I imagine that prime rib was terribly lonely before the invention of Shiraz; that seared sea scallops would constantly post on Facebook about the tragedy of being alone, until they were swept off their shells by a perfectly chilled glass of Chardonnay.
The pairing of wine with food is serious business. Serious business I knew nothing about before a wild-eyed instructor taught me the ways of the grape. I was the first to say, “Oh no, I don’t care for wine” when it was offered to me. Being wrong so infrequently, imagine my surprise when I finally tasted a wine I loved!
The truth is, there are too many completely different wines in this world for me to ever believe someone could honest-to-goodness dislike them all. Wine really is like a good romantic comedy—you have to keep on laughing and drinking until you find the one that is perfect for you.
First, you have to start tasting wines.
There are so many advantages to knowing almost nothing about wine. I highly recommend that lack of knowledge as a starting point!
When I took my first class on the topic, I specifically recall a tasting exercise that required knowing nothing at all about each wine we were about to sip. We closed our eyes, took a drink, and wrote down the first thing we wanted to eat after we’d tried it.
It’s a fancy technique I’m proud to take part of on a regular basis. We’d go around the table and say what we’d thought of eating after tasting the very same bottle, and the results were so interesting.
One person would say, “I wanted a Reuben” and another, “definitely Pork Chops” and the best part was—they were both right. Once you find a few you like, you’ll be able to find so many others you love. You’ll learn that if you are in Argentina and you love a good Malbec, in Italy you can try a nice Chianti.
Next, you throw away the rules.
Being a rebel certainly comes easier to some of us than others, but this point is very important in the “open your mind to wine” experiment. Some of the traditional wine and food pairing rules can help you get started in the right direction, but you cannot let them hold you back.
As you experiment, you’ll find your favorites. More importantly, you’ll find your least favorites. All of this is helpful, especially when you start to notice which wines you prefer with which types of cuisine. You may be unsure, on paper, which wine to serve with a dish; but, you’ll know in practice. When you taste a wine with a food it just doesn’t belong with—you will know intuitively. The point of throwing away the rules is learning to trust yourself and your very own taste buds. No sommelier in the world can force you to like something that you don’t.

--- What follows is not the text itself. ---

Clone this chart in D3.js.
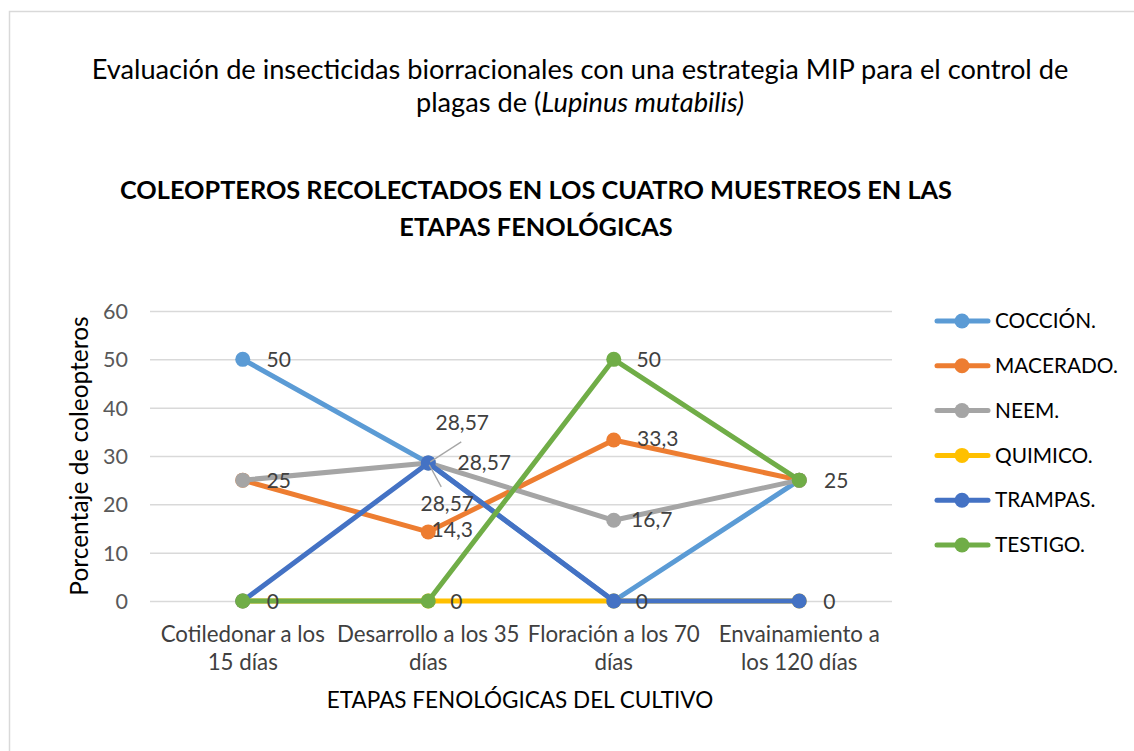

Then, listen to the experts.
You may think this point is contradictory to the last, but it’s all about the order, my friends.
Once you learn your general likes and dislikes, you will be able to sift through any specific recommendations. If you know you prefer a good Riesling over a buttery Chardonnay, you can get some pointers on the very best Riesling. What is important here is to have an open mind. You may find yourself completely enjoying a beautiful, dry Syrah with a perfectly cooked duck breast before you know it.
Finally, find food and wine experiences to deepen your insight.
Once you’ve learned what you like and what you don’t, you can dive a little deeper into the world of wine pairing.
A good restaurant will not only have a great wine list, but a sommelier or wine expert who will build that wine list around the chef’s great dishes. It’s important to have a chef and sommelier who work hand in hand to considers things like taste and season.
For example, if a wine is indigenous to the southern part of Italy, think of how that will compliment a risotto full of flavors from that very same part of the earth. If the wine and food have grown up together, you may find them to be inseparable for good reason. Try what makes sense, learn from the experience, and keep in mind that some of the greatest wine and food combinations are just happy accidents.